Task to carry out — Begin with the first line and repeat exactly through the line containing "inner_idx = list(range(len(categories) - 1))"; leave every image out.

(Rows from a dataset of charts and code)
########################################

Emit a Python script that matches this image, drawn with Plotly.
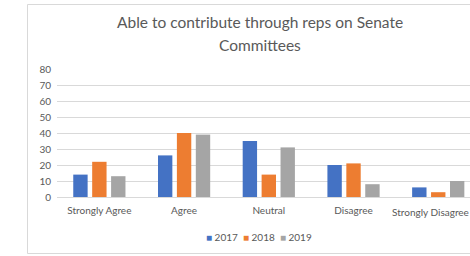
import plotly.graph_objects as go

categories = ["Strongly Agree", "Agree", "Neutral", "Disagree", "Strongly Disagree"]
years = ["2017", "2018", "2019"]
values_2017 = [14, 26, 35, 20, 6]
values_2018 = [22, 40, 14, 21, 3]
values_2019 = [13, 39, 31, 8, 10]
series = [values_2017, values_2018, values_2019]
colors = ["#4472C4", "#ED7D31", "#A5A5A5"]

W, H = 470, 256
L, R, T, B = 57, 0, 69, 59
pw = W - L - R
ph = H - T - B

fig = go.Figure()
for name, vals, c in zip(years, series, colors):
    fig.add_trace(go.Bar(x=categories, y=vals, name=name,
                         marker=dict(color=c, line=dict(width=0)), showlegend=False))

font_family = "Lato, Liberation Sans, Arial, sans-serif"
grey_text = "#595959"

def px_x(px):
    return (px - L) / pw

def px_y(py):
    return (H - B - py) / ph

legend_text = "&nbsp;&nbsp;".join(
    f"<span style='color:{c}'>■</span>&nbsp;{y}" for y, c in zip(years, colors)
)

# the last category label would run past the window edge; keep it inside the page
inner_idx = list(range(len(categories) - 1))

fig.update_layout(
    width=W, height=H,
    margin=dict(l=L, r=R, t=T, b=B, pad=0),
    paper_bgcolor="white", plot_bgcolor="white",
    barmode="group", bargap=0.33, bargroupgap=0.24,
    font=dict(family=font_family, color=grey_text, size=10),
    xaxis=dict(
        range=[-0.5, 4.5 - (480.6 - 470) / 84.7],
        tickvals=[categories[i] for i in inner_idx],
        ticktext=[categories[i] for i in inner_idx],
        showgrid=False, ticks="", showline=False, zeroline=False,
        ticklabelstandoff=6,
        tickfont=dict(size=10, color=grey_text),
        fixedrange=True,
    ),
    yaxis=dict(
        range=[0, 80], dtick=10, tick0=0,
        showgrid=True, gridcolor="#D9D9D9", gridwidth=1,
        zeroline=True, zerolinecolor="#D9D9D9", zerolinewidth=1,
        showline=False, ticks="", ticklabelstandoff=5,
        tickfont=dict(size=10, color=grey_text),
        fixedrange=True,
    ),
    showlegend=False,
    annotations=[
        dict(text="Able to contribute through reps on Senate", xref="paper", yref="paper",
             x=px_x(260), y=px_y(22), xanchor="center", yanchor="middle", showarrow=False,
             font=dict(family=font_family, size=15.5, color=grey_text)),
        dict(text="Committees", xref="paper", yref="paper",
             x=px_x(260), y=px_y(45), xanchor="center", yanchor="middle", showarrow=False,
             font=dict(family=font_family, size=15.5, color=grey_text)),
        dict(text=categories[-1], xref="paper", yref="paper",
             x=1, y=px_y(211.5), xanchor="right", yanchor="middle", showarrow=False,
             borderpad=0, font=dict(family=font_family, size=10, color=grey_text)),
        dict(text=legend_text, xref="paper", yref="paper",
             x=px_x(259), y=px_y(237), xanchor="center", yanchor="middle",
             showarrow=False, font=dict(size=10, color=grey_text, family=font_family)),
    ],
    shapes=[dict(
        type="path", xref="paper", yref="paper",
        path=(f"M {px_x(470)},{px_y(4.5)} L {px_x(27.5)},{px_y(4.5)} "
              f"L {px_x(27.5)},{px_y(253.5)} L {px_x(470)},{px_y(253.5)}"),
        line=dict(color="#D9D9D9", width=1), layer="below",
    )],
)

fig.write_html("out.html", config={"displayModeBar": False},
               post_script="document.body.style.margin='0';document.body.style.overflow='hidden';")
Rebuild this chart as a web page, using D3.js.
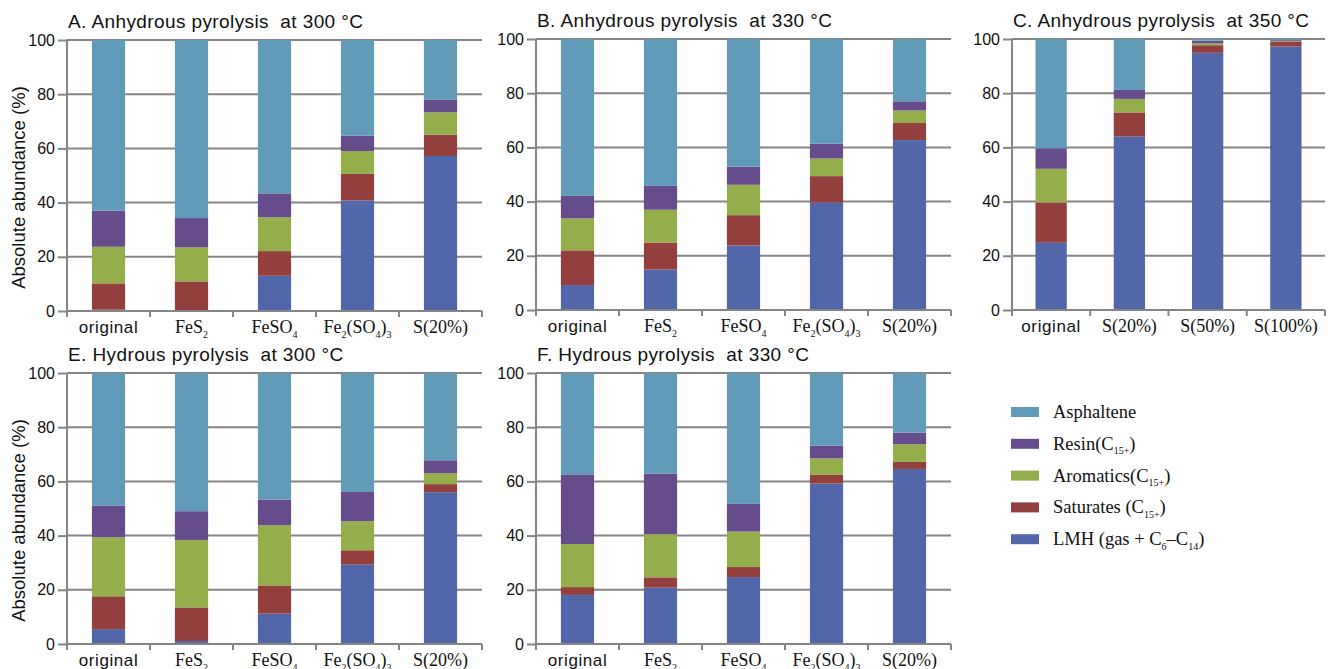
<!DOCTYPE html>
<html>
<head>
<meta charset="utf-8">
<script src="https://cdn.jsdelivr.net/npm/d3@7"></script>
<style>
  html, body { margin: 0; padding: 0; background: #fff; }
  svg { display: block; }
  text { white-space: pre; }
</style>
</head>
<body>
<svg id="chart" width="1336" height="669"></svg>
<script>
// Stacked fractions, bottom to top
const seriesNames = ["LMH", "Saturates", "Aromatics", "Resin", "Asphaltene"];
const seriesColors = ["#5167a9", "#933f3e", "#94ae4b", "#674c8c", "#629bb8"];

const catsMain = ["original", "FeS2", "FeSO4", "Fe2(SO4)3", "S(20%)"];
const catsSulfur = ["original", "S(20%)", "S(50%)", "S(100%)"];
const yTicks = [0, 20, 40, 60, 80, 100];

// Anhydrous 300 °C (rows follow seriesNames)
const valuesA = [
  [0.5, 0.3, 13.0, 40.8, 57.2],
  [9.7, 10.6, 9.1, 9.8, 7.9],
  [13.5, 12.6, 12.5, 8.4, 8.2],
  [13.3, 10.8, 8.8, 5.7, 4.6],
  [63.0, 65.7, 56.6, 35.3, 22.1]
];
// Anhydrous 330 °C
const valuesB = [
  [9.2, 14.9, 23.8, 39.6, 62.7],
  [12.8, 10.0, 11.2, 9.8, 6.3],
  [11.8, 12.1, 11.2, 6.5, 4.6],
  [8.3, 8.8, 6.7, 5.5, 3.4],
  [57.9, 54.2, 47.1, 38.6, 23.0]
];
// Anhydrous 350 °C
const valuesC = [
  [24.8, 64.0, 94.9, 97.2],
  [14.9, 8.9, 2.8, 1.9],
  [12.4, 5.0, 0.7, 0.2],
  [7.6, 3.3, 1.0, 0.3],
  [40.3, 18.8, 0.6, 0.4]
];
// Hydrous 300 °C
const valuesE = [
  [5.5, 1.1, 11.2, 29.3, 56.0],
  [12.1, 12.4, 10.4, 5.3, 3.0],
  [21.8, 24.9, 22.2, 10.7, 4.0],
  [11.6, 10.6, 9.5, 10.8, 4.8],
  [49.0, 51.0, 46.7, 43.9, 32.2]
];
// Hydrous 330 °C
const valuesF = [
  [18.1, 20.8, 24.7, 59.2, 64.6],
  [2.9, 3.8, 3.7, 3.2, 2.6],
  [15.9, 15.9, 13.1, 6.1, 6.5],
  [25.5, 22.4, 10.2, 4.7, 4.3],
  [37.6, 37.1, 48.3, 26.8, 22.0]
];

const panels = [
  { title: "A. Anhydrous pyrolysis  at 300 °C", cats: catsMain, values: valuesA, x0: 67, x1: 482, y0: 40, y1: 311, ylabel: true },
  { title: "B. Anhydrous pyrolysis  at 330 °C", cats: catsMain, values: valuesB, x0: 536, x1: 951, y0: 39, y1: 310 },
  { title: "C. Anhydrous pyrolysis  at 350 °C", cats: catsSulfur, values: valuesC, x0: 1012, x1: 1325, y0: 39, y1: 310 },
  { title: "E. Hydrous pyrolysis  at 300 °C", cats: catsMain, values: valuesE, x0: 67, x1: 482, y0: 373, y1: 644, ylabel: true },
  { title: "F. Hydrous pyrolysis  at 330 °C", cats: catsMain, values: valuesF, x0: 536, x1: 951, y0: 373, y1: 644 }
];

const SANS = "'Liberation Sans', Arial, sans-serif";
const SERIF = "'Liberation Serif', 'Times New Roman', serif";
const GRID = "#858585";

const svg = d3.select("#chart");

// Write a label with chemical subscripts (digits right after a letter or ')')
function chemText(sel, str, size, subSize) {
  const re = /([A-Za-z\)])([0-9+]+)/g;
  const shift = size * 0.25;
  let last = 0, m, pendingUp = false;
  const plain = s => {
    if (!s) return;
    const t = sel.append("tspan").text(s);
    if (pendingUp) { t.attr("dy", -shift); pendingUp = false; }
  };
  while ((m = re.exec(str)) !== null) {
    plain(str.slice(last, m.index) + m[1]);
    sel.append("tspan").attr("font-size", subSize).attr("dy", shift).text(m[2]);
    pendingUp = true;
    last = m.index + m[0].length;
  }
  plain(str.slice(last));
}

panels.forEach(p => {
  const g = svg.append("g").attr("transform", `translate(${p.x0},${p.y0})`);
  const w = p.x1 - p.x0, h = p.y1 - p.y0;

  const x = d3.scaleBand().domain(p.cats).range([0, w]).padding(0);
  const y = d3.scaleLinear().domain([0, 100]).range([h, 0]);

  // gridlines behind bars
  g.append("g").selectAll("line").data(yTicks.filter(t => t > 0)).join("line")
    .attr("x1", 0).attr("x2", w)
    .attr("y1", d => y(d)).attr("y2", d => y(d))
    .attr("stroke", GRID).attr("stroke-width", 2);

  // stacked bars
  const table = p.cats.map((c, i) => {
    const row = { cat: c };
    seriesNames.forEach((s, k) => row[s] = p.values[k][i]);
    return row;
  });
  const stacked = d3.stack().keys(seriesNames)(table);
  const bw = x.bandwidth() * 0.4;
  g.append("g").selectAll("g").data(stacked).join("g")
    .attr("fill", (d, k) => seriesColors[k])
    .selectAll("rect").data(d => d).join("rect")
    .attr("x", d => x(d.data.cat) + (x.bandwidth() - bw) / 2)
    .attr("width", bw)
    .attr("y", d => y(d[1]))
    .attr("height", d => Math.max(0, y(d[0]) - y(d[1])));

  // y axis
  const yAxis = g.append("g").call(d3.axisLeft(y).tickValues(yTicks).tickSize(9).tickPadding(3));
  yAxis.select(".domain").attr("stroke", GRID).attr("stroke-width", 2).attr("d", `M0,${h}V0`);
  yAxis.selectAll(".tick line").attr("stroke", GRID).attr("stroke-width", 2);
  yAxis.selectAll(".tick text").attr("font-family", SANS).attr("font-size", 16).attr("fill", "#111");

  // x axis baseline with ticks at band boundaries
  g.append("line").attr("x1", 0).attr("x2", w).attr("y1", h).attr("y2", h)
    .attr("stroke", GRID).attr("stroke-width", 2);
  const bounds = p.cats.map(c => x(c)).concat([w]);
  g.append("g").selectAll("line").data(bounds).join("line")
    .attr("x1", d => d).attr("x2", d => d)
    .attr("y1", h).attr("y2", h + 6)
    .attr("stroke", GRID).attr("stroke-width", 2);

  // category labels
  g.append("g").selectAll("text").data(p.cats).join("text")
    .attr("x", d => x(d) + x.bandwidth() / 2)
    .attr("y", h + 22)
    .attr("text-anchor", "middle")
    .attr("fill", "#111")
    .each(function (d) {
      const t = d3.select(this);
      if (d === "original") {
        t.attr("font-family", SANS).attr("font-size", 17).attr("letter-spacing", 0.6).text(d);
      } else {
        t.attr("font-family", SERIF).attr("font-size", 18);
        chemText(t, d, 18, 10);
      }
    });

  // panel title
  g.append("text").attr("x", 1).attr("y", -12)
    .attr("font-family", SANS).attr("font-size", 19).attr("letter-spacing", 0.4)
    .attr("fill", "#111")
    .text(p.title);

  if (p.ylabel) {
    g.append("text")
      .attr("transform", `translate(${-42},${h / 2 + 12}) rotate(-90)`)
      .attr("text-anchor", "middle")
      .attr("font-family", SANS).attr("font-size", 18.5).attr("fill", "#111")
      .text("Absolute abundance (%)");
  }
});

// legend, top entry first
const legendLabels = ["LMH (gas + C6–C14)", "Saturates (C15+)", "Aromatics(C15+)", "Resin(C15+)", "Asphaltene"];
const legendOrder = [4, 3, 2, 1, 0];
const legend = svg.append("g").attr("transform", "translate(1011,412)");
legendOrder.forEach((k, i) => {
  const row = legend.append("g").attr("transform", `translate(0,${i * 31.8})`);
  row.append("rect").attr("x", 0).attr("y", -5).attr("width", 28).attr("height", 10)
    .attr("fill", seriesColors[k]);
  const t = row.append("text").attr("x", 42).attr("y", 6)
    .attr("font-family", SERIF).attr("font-size", 18.5).attr("fill", "#111");
  chemText(t, legendLabels[k], 18.5, 10);
});
</script>
</body>
</html>
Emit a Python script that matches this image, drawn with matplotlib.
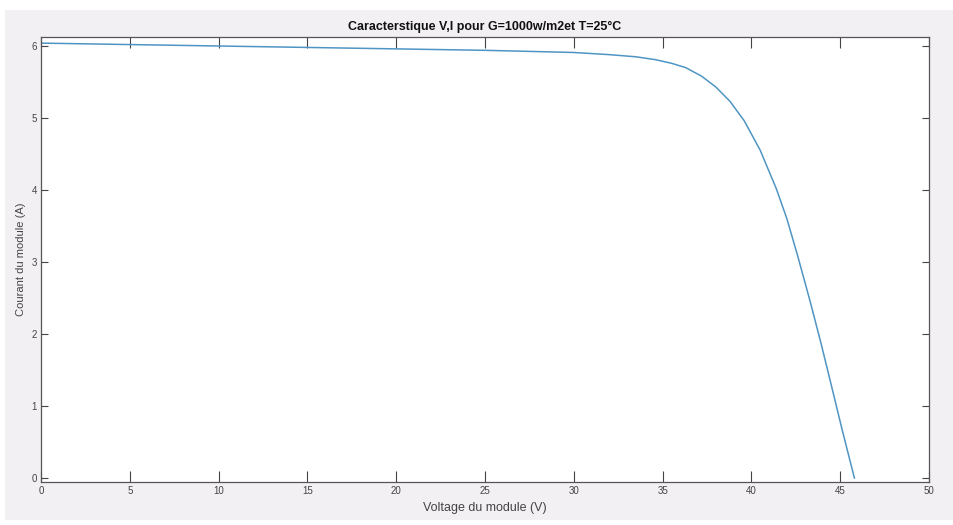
import numpy as np
import matplotlib
matplotlib.use("Agg")
import matplotlib.pyplot as plt
from matplotlib.patches import Rectangle

# points (voltage in V, current in A)
voltage = [0, 5, 10, 15, 20, 25, 30, 32, 33.5, 34.6, 35.5, 36.3, 37.2, 38.0,
           38.8, 39.6, 40.5, 41.4, 42.0, 42.6, 43.3, 43.9, 44.4, 45.1, 45.8]
current = [6.04, 6.02, 6.00, 5.98, 5.96, 5.94, 5.91, 5.88, 5.85, 5.81, 5.76, 5.70,
           5.58, 5.43, 5.23, 4.96, 4.55, 4.02, 3.60, 3.09, 2.46, 1.89, 1.39, 0.68, 0.0]

xticks = [0, 5, 10, 15, 20, 25, 30, 35, 40, 45, 50]
yticks = [0, 1, 2, 3, 4, 5, 6]

plt.rcParams['font.family'] = ['Liberation Sans', 'DejaVu Sans']

fig = plt.figure(figsize=(9.54, 5.25), dpi=100, facecolor='white')
fig.patches.append(Rectangle((5/954, 5/525), 1, 1 - 15/525, transform=fig.transFigure,
                             facecolor='#f2f0f3', edgecolor='none', zorder=-10))

ax = fig.add_axes([41/954, 1 - 482/525, 888/954, 445/525])
ax.set_facecolor('white')
ax.plot(voltage, current, color='#4f95c4', linewidth=1.1)

ax.set_xlim(0, 50)
ax.set_ylim(-0.055, 6.125)
ax.set_xticks(xticks)
ax.set_yticks(yticks)
ax.tick_params(direction='in', top=True, right=True, labelsize=7, colors='#444444',
               length=5, width=0.8, pad=3)
ax.tick_params(axis='x', length=8)
for s in ax.spines.values():
    s.set_color('#555555')
    s.set_linewidth(0.9)

ax.set_title('Caracterstique V,I pour G=1000w/m2et T=25°C', fontsize=9,
             fontweight='bold', color='#111111', pad=5)
ax.set_xlabel('Voltage du module (V)', fontsize=9, color='#444444', labelpad=4)
ax.set_ylabel('Courant du module (A)', fontsize=8, color='#444444', labelpad=4)

fig.savefig('out.png', dpi=100, facecolor=fig.get_facecolor())
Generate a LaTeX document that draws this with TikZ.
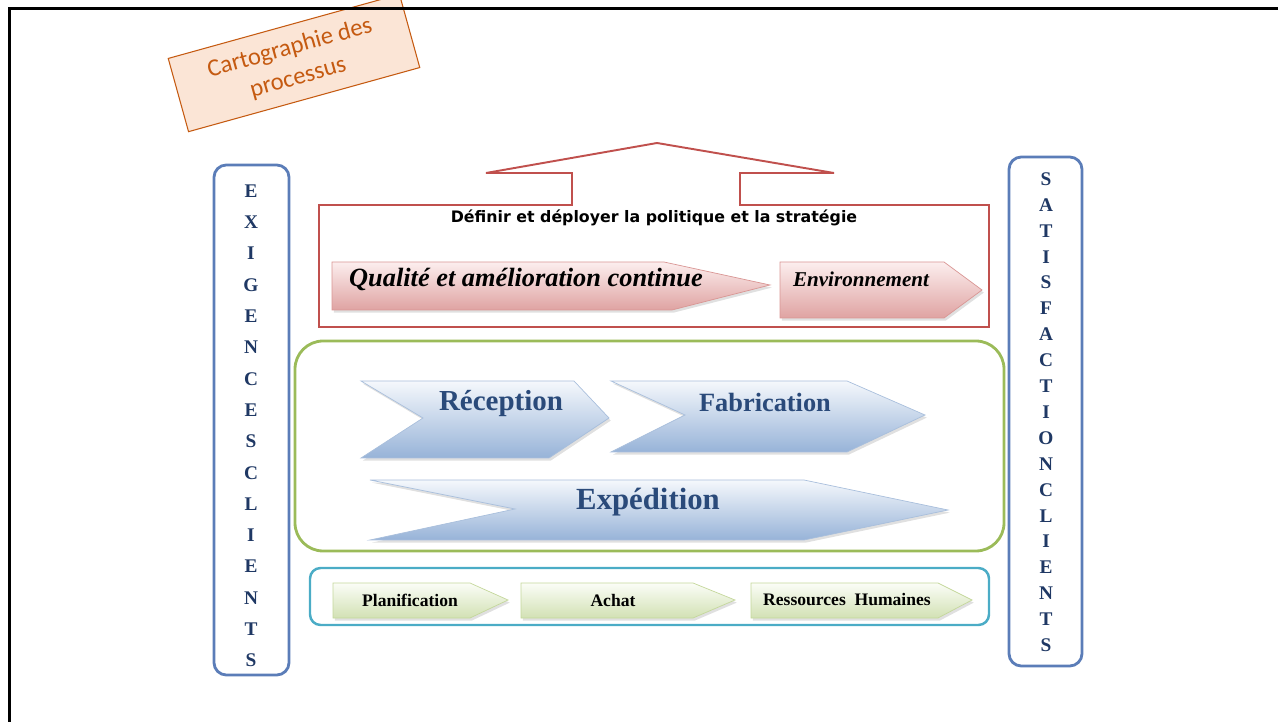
\documentclass[tikz,border=0pt]{standalone}
\usepackage{fontspec}
\setmainfont{Liberation Serif}
\newfontfamily\comicfont{DejaVu Sans}
\newfontfamily\cartofont{Carlito}
\usepackage{xcolor}

\definecolor{cartoorange}{HTML}{C55A11}
\definecolor{cartofill}{HTML}{FBE5D6}
\definecolor{polred}{HTML}{C0504D}
\definecolor{colblue}{HTML}{5B7DB8}
\definecolor{navy}{HTML}{1F3864}
\definecolor{chevnavy}{HTML}{2A4A7A}
\definecolor{opgreen}{HTML}{9BBB59}
\definecolor{supteal}{HTML}{4BACC6}
\definecolor{redtop}{HTML}{FCEEEE}
\definecolor{redbot}{HTML}{DFA3A2}
\definecolor{redline}{HTML}{D99694}
\definecolor{bluetop}{HTML}{F5F8FC}
\definecolor{bluebot}{HTML}{97B3D8}
\definecolor{blueline}{HTML}{A9BFDC}
\definecolor{greentop}{HTML}{FBFDF7}
\definecolor{greenbot}{HTML}{D2E1B4}
\definecolor{greenline}{HTML}{C4D79B}

\tikzset{
    redchev/.style={top color=redtop, bottom color=redbot, draw=redline, line width=0.4pt,
        preaction={fill=black, opacity=0.12, transform canvas={xshift=1pt, yshift=-1.5pt}}},
    bluechev/.style={top color=bluetop, bottom color=bluebot, draw=blueline, line width=0.4pt,
        preaction={fill=black, opacity=0.12, transform canvas={xshift=1pt, yshift=-1.5pt}}},
    greenchev/.style={top color=greentop, bottom color=greenbot, draw=greenline, line width=0.4pt,
        preaction={fill=black, opacity=0.12, transform canvas={xshift=1pt, yshift=-1.5pt}}},
    colletter/.style={font=\bfseries\fontsize{11}{12}\selectfont, text=navy, inner sep=0pt},
    bluetext/.style={text=chevnavy, inner sep=0pt},
    greentext/.style={font=\bfseries\fontsize{10}{12}\selectfont, inner sep=0pt},
}

\begin{document}
\begin{tikzpicture}[x=0.02cm, y=-0.02cm]
    \useasboundingbox (0,0) rectangle (1278,722);

    % title box
    \node[draw=cartoorange, fill=cartofill, line width=0.6pt, rotate=15.5,
          minimum width=4.8cm, minimum height=1.52cm, align=center, text=cartoorange,
          font=\cartofont\fontsize{14}{17.5}\selectfont] (carto) at (294,63) {Cartographie des\\processus};

    % slide frame
    \draw[line width=1.4pt] (9.5,730) -- (9.5,8.5) -- (1290,8.5);

    % side columns
    \draw[colblue, line width=1.6pt, rounded corners=7pt] (214,165) rectangle (289,675);
    \draw[colblue, line width=1.6pt, rounded corners=7pt] (1009,157) rectangle (1082,666);
    \foreach \l [count=\i] in {E,X,I,G,E,N,C,E,S,C,L,I,E,N,T,S}
        \node[colletter] (exi\i) at (251, {191+31.3*(\i-1)}) {\l};
    \foreach \l [count=\i] in {S,A,T,I,S,F,A,C,T,I,O,N,C,L,I,E,N,T,S}
        \node[colletter] (sat\i) at (1046, {179+25.9*(\i-1)}) {\l};

    % management processes
    \draw[polred, line width=1.1pt] (319,205) -- (572,205) -- (572,173) -- (486,173) -- (657,143)
        -- (834,173) -- (740,173) -- (740,205) -- (989,205) -- (989,327) -- (319,327) -- cycle;
    \node[font=\comicfont\bfseries\fontsize{9}{11}\selectfont] (defin) at (654,218)
        {Définir et déployer la politique et la stratégie};
    \path[redchev] (332,262) -- (664,262) -- (770,285) -- (672,310) -- (332,310) -- cycle;
    \path[redchev] (780,262) -- (944,262) -- (982,290) -- (944,318) -- (780,318) -- cycle;
    \node[font=\bfseries\itshape\fontsize{15}{18}\selectfont] (qual) at (526,279) {Qualité et amélioration continue};
    \node[font=\bfseries\itshape\fontsize{12}{14}\selectfont] (env) at (861,279) {Environnement};

    % operational processes
    \draw[opgreen, line width=1.6pt, rounded corners=16pt] (295,341) rectangle (1004,551);
    \path[bluechev] (361,381) -- (574,381) -- (609,418) -- (549,458) -- (361,458) -- (423,418) -- cycle;
    \path[bluechev] (611,381) -- (847,381) -- (925,415) -- (847,452) -- (611,452) -- (685,415) -- cycle;
    \path[bluechev] (370,480) -- (804,480) -- (948,510) -- (804,540) -- (370,540) -- (515,509) -- cycle;
    \node[bluetext, font=\bfseries\fontsize{16.5}{19}\selectfont] (recep) at (501,404) {Réception};
    \node[bluetext, font=\bfseries\fontsize{15}{18}\selectfont] (fab) at (765,402) {Fabrication};
    \node[bluetext, font=\bfseries\fontsize{17.5}{20}\selectfont] (exped) at (648,502) {Expédition};

    % support processes
    \draw[supteal, line width=1.4pt, rounded corners=6pt] (310,568) rectangle (989,625);
    \path[greenchev] (333,583) -- (470,583) -- (508,600) -- (470,618) -- (333,618) -- cycle;
    \path[greenchev] (521,583) -- (693,583) -- (735,600) -- (693,618) -- (521,618) -- cycle;
    \path[greenchev] (751,583) -- (938,583) -- (972,600) -- (938,618) -- (751,618) -- cycle;
    \node[greentext] (plan) at (410,600) {Planification};
    \node[greentext] (achat) at (613,600) {Achat};
    \node[greentext] (rh) at (847,600) {Ressources\ \ Humaines};
\end{tikzpicture}
\end{document}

########################################

Solution to this exercise —
Emit a Python script that matches this image, drawn with Plotly.
import plotly.graph_objects as go

categories = ["Strongly Agree", "Agree", "Neutral", "Disagree", "Strongly Disagree"]
years = ["2017", "2018", "2019"]
values_2017 = [14, 26, 35, 20, 6]
values_2018 = [22, 40, 14, 21, 3]
values_2019 = [13, 39, 31, 8, 10]
series = [values_2017, values_2018, values_2019]
colors = ["#4472C4", "#ED7D31", "#A5A5A5"]

W, H = 470, 256
L, R, T, B = 57, 0, 69, 59
pw = W - L - R
ph = H - T - B

fig = go.Figure()
for name, vals, c in zip(years, series, colors):
    fig.add_trace(go.Bar(x=categories, y=vals, name=name,
                         marker=dict(color=c, line=dict(width=0)), showlegend=False))

font_family = "Lato, Liberation Sans, Arial, sans-serif"
grey_text = "#595959"

def px_x(px):
    return (px - L) / pw

def px_y(py):
    return (H - B - py) / ph

legend_text = "&nbsp;&nbsp;".join(
    f"<span style='color:{c}'>■</span>&nbsp;{y}" for y, c in zip(years, colors)
)

# the last category label would run past the window edge; keep it inside the page
inner_idx = list(range(len(categories) - 1))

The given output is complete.